Given information
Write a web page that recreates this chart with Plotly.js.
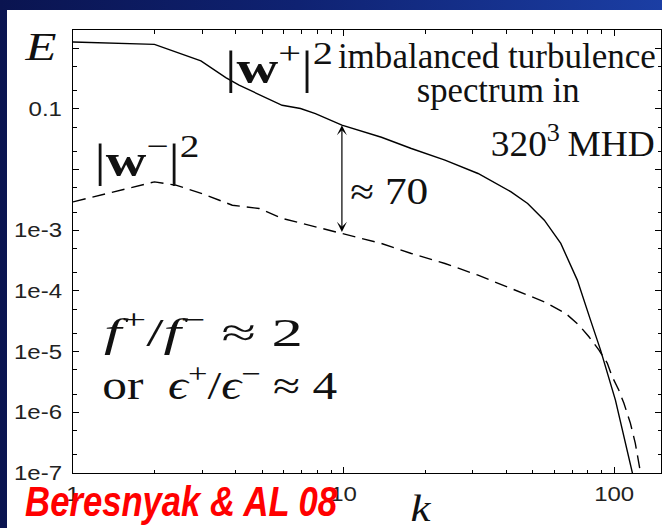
<!DOCTYPE html>
<html>
<head>
<meta charset="utf-8">
<script src="https://cdn.plot.ly/plotly-3.0.1.min.js"></script>
<style>
  html, body { margin: 0; padding: 0; width: 662px; height: 528px; overflow: hidden; }
  body { background: linear-gradient(90deg, #0a1450 0%, #0f2272 45%, #1b3ea4 100%); position: relative; }
  #chart { position: absolute; left: 7px; top: 10px; width: 655px; height: 518px; }
</style>
</head>
<body>
<div id="chart"></div>
<script>
// Energy spectrum of the dominant Elsasser field |w+|^2
const kPlus = [1, 2.0, 2.97, 3.67, 4.11, 4.87, 5.93, 6.93, 7.87, 9.86, 12.0, 13.8, 17.8, 23.7,
               31.4, 41.6, 47.9, 55.2, 63.5, 73.1, 81.8, 89.1, 101.1, 116.5, 118.5];
const ePlus = [1.27, 1.16, 0.618, 0.329, 0.246, 0.175, 0.115, 0.1016, 0.084, 0.054, 0.0418, 0.0342,
               0.0223, 0.0143, 0.00863, 0.0043, 0.00277, 0.00147, 6.07e-4, 1.51e-4, 3.31e-5,
               1.06e-5, 1.59e-6, 1.04e-7, 7.6e-8];

// Energy spectrum of the subdominant field |w-|^2
const kMinus = [1, 2.0, 2.4, 3.0, 3.88, 4.47, 4.87, 5.93, 7.87, 9.86, 13.8, 17.8, 23.7, 31.4,
                41.6, 55.2, 66.2, 74.1, 80.7, 87.9, 94.3, 98.4, 104.0, 108.6, 114.8, 119.7,
                125.0, 126.8];
const eMinus = [2.94e-3, 6.28e-3, 5.54e-3, 4.03e-3, 2.59e-3, 2.43e-3, 2.29e-3, 1.57e-3, 1.14e-3,
                8.87e-4, 6.07e-4, 4.15e-4, 2.84e-4, 1.82e-4, 1.10e-4, 6.62e-5, 4.27e-5, 2.74e-5,
                1.76e-5, 1.06e-5, 6.48e-6, 3.85e-6, 2.33e-6, 1.42e-6, 6.65e-7, 3.12e-7,
                1.04e-7, 7.6e-8];

// Axis ticks
const xTickVals = [1, 10, 100];
const xTickText = ['1', '10', '100'];
const yTickVals = [1, 0.1, 0.01, 1e-3, 1e-4, 1e-5, 1e-6, 1e-7];
const yTickText = ['', '0.1', '', '1e-3', '1e-4', '1e-5', '1e-6', '1e-7'];

// Wavenumber where the gap between the two spectra is marked
const kGap = 10;

// minor ticks: every digit on k, 2 and 5 on E
const xMinor = [], yMinor = [];
for (let d = 0; d <= 2; d++) for (let m = 2; m <= 9; m++) xMinor.push(m * Math.pow(10, d));
for (let d = -7; d <= 0; d++) [2, 5].forEach(m => yMinor.push(m * Math.pow(10, d)));

// plot-area pixel frame (page coords) for placing text
const L = 73, R = 661, T = 30, B = 473;
const px = X => (X - L) / (R - L);
const py = Y => (B - Y) / (B - T);

const serif = 'Liberation Serif, Times New Roman, serif';
const sans = 'Liberation Sans, Arial, sans-serif';

function nearestIndex(arr, v) {
  let best = 0;
  arr.forEach((a, i) => { if (Math.abs(Math.log(a / v)) < Math.abs(Math.log(arr[best] / v))) best = i; });
  return best;
}
const iP = nearestIndex(kPlus, kGap);
const iM = nearestIndex(kMinus, kGap);

const traces = [
  { x: kPlus, y: ePlus, mode: 'lines', type: 'scatter',
    line: { color: '#000', width: 1.4 }, hoverinfo: 'skip' },
  { x: kMinus, y: eMinus, mode: 'lines', type: 'scatter',
    line: { color: '#000', width: 1.4, dash: '13px,7px' }, hoverinfo: 'skip' }
];

// text labels: centre (X, Y) in page pixels, font size, and the width the label spans
const labels = [
  { text: '<i>E</i>', X: 40, Y: 47, size: 39, w: 31 },
  { text: '|<b>w</b><sup>+</sup>|<sup>2</sup>', X: 279, Y: 64, size: 46, w: 108 },
  { text: 'imbalanced turbulence', X: 497, Y: 56, size: 35, w: 318 },
  { text: 'spectrum in', X: 498, Y: 90, size: 35, w: 163 },
  { text: '320<sup>3</sup>\u2009MHD', X: 572, Y: 141, size: 35, w: 164 },
  { text: '|<b>w</b><sup>\u2212</sup>|<sup>2</sup>', X: 147, Y: 157, size: 46, w: 105 },
  { text: '\u2248 70', X: 389, Y: 191, size: 37, w: 78 },
  { text: '<i>f</i><sup>+</sup>/<i>f</i><sup>\u2212</sup> \u2248 2', X: 203, Y: 329, size: 40, w: 199 },
  { text: 'or  <i>\u03f5</i><sup>+</sup>/<i>\u03f5</i><sup>\u2212</sup> \u2248 4', X: 220, Y: 383, size: 39, w: 235 },
  { text: '<i>k</i>', X: 421, Y: 508, size: 38, w: 20 },
  { text: 'Beresnyak & AL 08', X: 181, Y: 502, size: 42, w: 312,
    font: { family: sans, size: 42, color: '#ff0000', weight: 'bold', style: 'italic' } }
];

const arrow = {
  xref: 'x', yref: 'y', axref: 'x', ayref: 'y',
  x: Math.log10(kPlus[iP]), y: Math.log10(ePlus[iP]),
  ax: Math.log10(kPlus[iP]), ay: Math.log10(eMinus[iM]),
  text: '', showarrow: true, arrowside: 'end+start',
  arrowhead: 3, startarrowhead: 3, arrowsize: 1.4, startarrowsize: 1.4,
  arrowwidth: 1.2, arrowcolor: '#000', standoff: 0, startstandoff: 0
};

const annotations = [arrow].concat(labels.map(l => ({
  text: l.text.replace(/  /g, '\u00a0\u00a0'), xref: 'paper', yref: 'paper', x: px(l.X), y: py(l.Y),
  xanchor: 'center', yanchor: 'middle', showarrow: false,
  font: l.font || { family: serif, size: l.size, color: '#111' }
})));

const axisCommon = {
  type: 'log', showgrid: false, zeroline: false,
  showline: true, linecolor: '#000', linewidth: 1, mirror: 'ticks',
  ticks: 'inside', ticklen: 6, tickwidth: 1, tickcolor: '#000',
  tickfont: { family: sans, size: 20, color: '#222' }
};

const layout = {
  width: 655, height: 518,
  margin: { l: L - 7, r: 662 - R, t: T - 10, b: 528 - B },
  paper_bgcolor: '#ffffff', plot_bgcolor: '#ffffff',
  showlegend: false,
  xaxis: Object.assign({}, axisCommon, {
    range: [0, Math.log10(149)],
    tickmode: 'array', tickvals: xTickVals, ticktext: xTickText,
    ticklabelstandoff: 3,
    minor: { tickmode: 'array', tickvals: xMinor, ticks: 'inside', ticklen: 3.5, tickwidth: 1, tickcolor: '#000' }
  }),
  yaxis: Object.assign({}, axisCommon, {
    range: [-7, Math.log10(2)],
    tickmode: 'array', tickvals: yTickVals, ticktext: yTickText,
    ticklabelstandoff: 6,
    minor: { tickmode: 'array', tickvals: yMinor, ticks: 'inside', ticklen: 3.5, tickwidth: 1, tickcolor: '#000' }
  }),
  annotations
};

Plotly.newPlot('chart', traces, layout, { staticPlot: true, displayModeBar: false }).then(gd => {
  // squeeze or widen each label to the width it spans, keeping its centre
  labels.forEach((l, i) => {
    const t = gd.querySelector('.annotation[data-index="' + (i + 1) + '"] text.annotation-text');
    if (t && l.w) {
      t.setAttribute('textLength', l.w);
      t.setAttribute('lengthAdjust', 'spacingAndGlyphs');
    }
  });
  // slightly wide tick numerals
  gd.querySelectorAll('.xtick text, .ytick text').forEach(t => {
    const len = t.getComputedTextLength();
    if (len > 0) {
      t.setAttribute('textLength', (len * 1.2).toFixed(1));
      t.setAttribute('lengthAdjust', 'spacingAndGlyphs');
    }
  });
});
</script>
</body>
</html>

Exercise description
Begin at the first line of the material and copy each line exactly through the one containing "for (let d = -7;". Omit pictures.

The output
Write a web page that recreates this chart with Plotly.js.
<!DOCTYPE html>
<html>
<head>
<meta charset="utf-8">
<script src="https://cdn.plot.ly/plotly-3.0.1.min.js"></script>
<style>
  html, body { margin: 0; padding: 0; width: 662px; height: 528px; overflow: hidden; }
  body { background: linear-gradient(90deg, #0a1450 0%, #0f2272 45%, #1b3ea4 100%); position: relative; }
  #chart { position: absolute; left: 7px; top: 10px; width: 655px; height: 518px; }
</style>
</head>
<body>
<div id="chart"></div>
<script>
// Energy spectrum of the dominant Elsasser field |w+|^2
const kPlus = [1, 2.0, 2.97, 3.67, 4.11, 4.87, 5.93, 6.93, 7.87, 9.86, 12.0, 13.8, 17.8, 23.7,
               31.4, 41.6, 47.9, 55.2, 63.5, 73.1, 81.8, 89.1, 101.1, 116.5, 118.5];
const ePlus = [1.27, 1.16, 0.618, 0.329, 0.246, 0.175, 0.115, 0.1016, 0.084, 0.054, 0.0418, 0.0342,
               0.0223, 0.0143, 0.00863, 0.0043, 0.00277, 0.00147, 6.07e-4, 1.51e-4, 3.31e-5,
               1.06e-5, 1.59e-6, 1.04e-7, 7.6e-8];

// Energy spectrum of the subdominant field |w-|^2
const kMinus = [1, 2.0, 2.4, 3.0, 3.88, 4.47, 4.87, 5.93, 7.87, 9.86, 13.8, 17.8, 23.7, 31.4,
                41.6, 55.2, 66.2, 74.1, 80.7, 87.9, 94.3, 98.4, 104.0, 108.6, 114.8, 119.7,
                125.0, 126.8];
const eMinus = [2.94e-3, 6.28e-3, 5.54e-3, 4.03e-3, 2.59e-3, 2.43e-3, 2.29e-3, 1.57e-3, 1.14e-3,
                8.87e-4, 6.07e-4, 4.15e-4, 2.84e-4, 1.82e-4, 1.10e-4, 6.62e-5, 4.27e-5, 2.74e-5,
                1.76e-5, 1.06e-5, 6.48e-6, 3.85e-6, 2.33e-6, 1.42e-6, 6.65e-7, 3.12e-7,
                1.04e-7, 7.6e-8];

// Axis ticks
const xTickVals = [1, 10, 100];
const xTickText = ['1', '10', '100'];
const yTickVals = [1, 0.1, 0.01, 1e-3, 1e-4, 1e-5, 1e-6, 1e-7];
const yTickText = ['', '0.1', '', '1e-3', '1e-4', '1e-5', '1e-6', '1e-7'];

// Wavenumber where the gap between the two spectra is marked
const kGap = 10;

// minor ticks: every digit on k, 2 and 5 on E
const xMinor = [], yMinor = [];
for (let d = 0; d <= 2; d++) for (let m = 2; m <= 9; m++) xMinor.push(m * Math.pow(10, d));
for (let d = -7; d <= 0; d++) [2, 5].forEach(m => yMinor.push(m * Math.pow(10, d)));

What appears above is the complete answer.